1977 Haus-Rucker-Co: Rahmenbau
Seit 1959 gehört es zum Erscheinungsbild der documenta, dass sie mit Skulpturen in den Außenbereich geht. Anfangs war der Raum für die plastischen Arbeiten klar definiert, denn sie wurden in der zerstörten Orangerie gezeigt. Die Ruine diente als Kulisse. Dieser offene Raum war zugleich idealer Ausgangspunkt für Überlegungen, Skulpturen auch in dem davor liegenden Auepark aufzustellen..
Einen tiefen Einschnitt brachte die documenta 4 (1968), als sich nicht nur die Skulpturen von der Ruine lösten, sondern als auch Christo mit seinem 5600 Cubic Meter Package auf die Karlswiese ging und damit während der Ausstellung ein Stadtzeichen errichtete. Damit hatte Christo den Wirkungsraum der Kunst erweitert und die gewohnten Dimensionen der Skulptur hinter sich gelassen. Ein neuartiges Verhältnis zwischen Landschaft und Skulptur zeichnete sich ab. Der Schritt zur Land Art war nicht mehr groß.
Manfred Schneckenburgers viel kritisierte Mediendocumenta 1977 hatte bei allen Schwächen viele Stärken. Zu diesen zählten die plastischen Arbeiten im Außenraum. Die Skulptur diente nicht länger der Möblierung von Landschaftsabschnitten, sondern sie definierte den Stadt- und Naturraum neu: Dani Karavan, George Trakas und Walter De Maria trugen mit ihren Arbeiten entschieden dazu bei.
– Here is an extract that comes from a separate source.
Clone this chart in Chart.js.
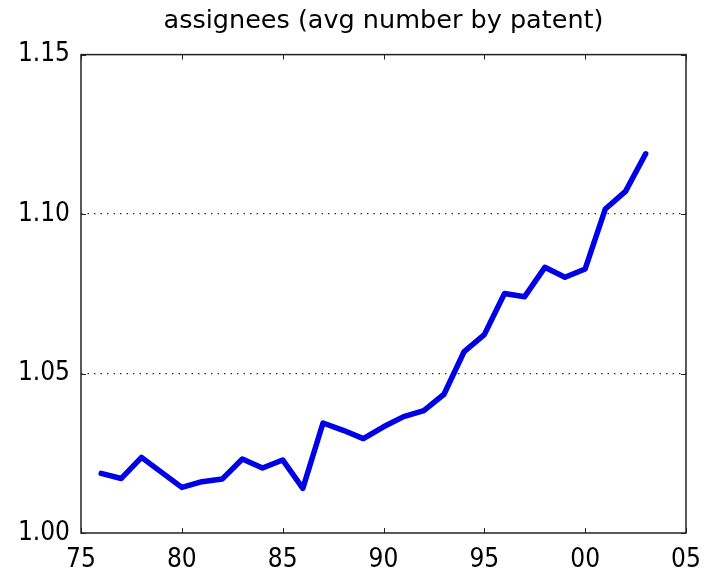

Karavan hatte mit seiner gebauten Scheinarchitektur den Sinn für Proportionen und Perspektiven geschärft, Trakas hatte mit seinen Stegen zum Gang durch die Aue abseits der barocken Achsen eingeladen und de Maria hatte mit seinem Erdkilometer den auf das Äußere fixierten Blick auf das Innere gelenkt.
Die aus Laurids und Manfred Ortner sowie Günter Kelp bestehende Künstlergruppe Haus-Rucker-Co hatte an der Hangkante zwischen Friedrichsplatz und Karlsaue, an der man einen weiten Blick über den Barockpark sowie über den Ostteil von Kassel hat, aus Stahlgitter einen Rahmenbau hingestellt, der 31 Meter lang, 16,50 Meter breit und 14 Meter hoch ist. Dieses provisorische Bauwerk blieb dank einer Spende der Kasseler Sparkasse der Stadt erhalten.
Der Stahlbau rahmt die Landschaft. Er verführt die Passanten, aus einer vorgegebenen Perspektive die Landschaft zu betrachten. Dabei ergibt sich ein System von Blickwechseln. Denn in dem großen Rahmen, den man von weitem schon sieht, hängt an einer Stange weit vorgestreckt ein kleiner Rahmen. Um durch ihn durchsehen zu können, muss man über einen Steg in das Werk hinauflaufen, um dann von einer in der Luft schwebenden Aussichtskanzel in die Weite und zugleich durch den kleinen Rahmen zu schauen.
Natürlich denkt jeder, der im Umgang mit der Kamera geübt ist, an die Fotografie. Der Bau ähnelt einem großen Dia-Rahmen, man kann ihn aber auch als Sucher verstehen. Der kleine Rahmen wird dementsprechend als die Bildmitte, als der zentrale Ausschnitt verstanden.
Sieht man nun durch den Rahmen die davor liegende Landschaft besser? Besser wohl nicht, aber intensiver und bewusster. Allerdings ertappt man sich selbst dabei, dass der Blick immer wieder abschweift, sich der erzwungenen Perspektive zu entziehen sucht, um dann wieder im Blick durch den kleinen Rahmen die Augen zu konzentrieren, um das erhoffte Aha-Erlebnis zu finden.
Nun ist der Rahmenbau auch aus einer gewissen kritischen Ironie entwickelt worden. Haus-Rucker-Co schärft den Blick, um dann zu zeigen, dass man auf die Normalität schaut: Im Vordergrund erheben sich die Dachstatuen der barocken Orangerie und weit dahinter sieht man die Schornsteine des einstigen Industriegebietes Bettenhausen. Wir trennen gerne diese unterschiedlichen Lebensbereiche und bringen es zur Meisterschaft darin, je nach Bedarf das eine oder andere auszublenden. Hier allerdings wird die Zusammenschau unausweichlich. Der Rahmenbau erzwingt die Akzeptanz der einen Wahrheit.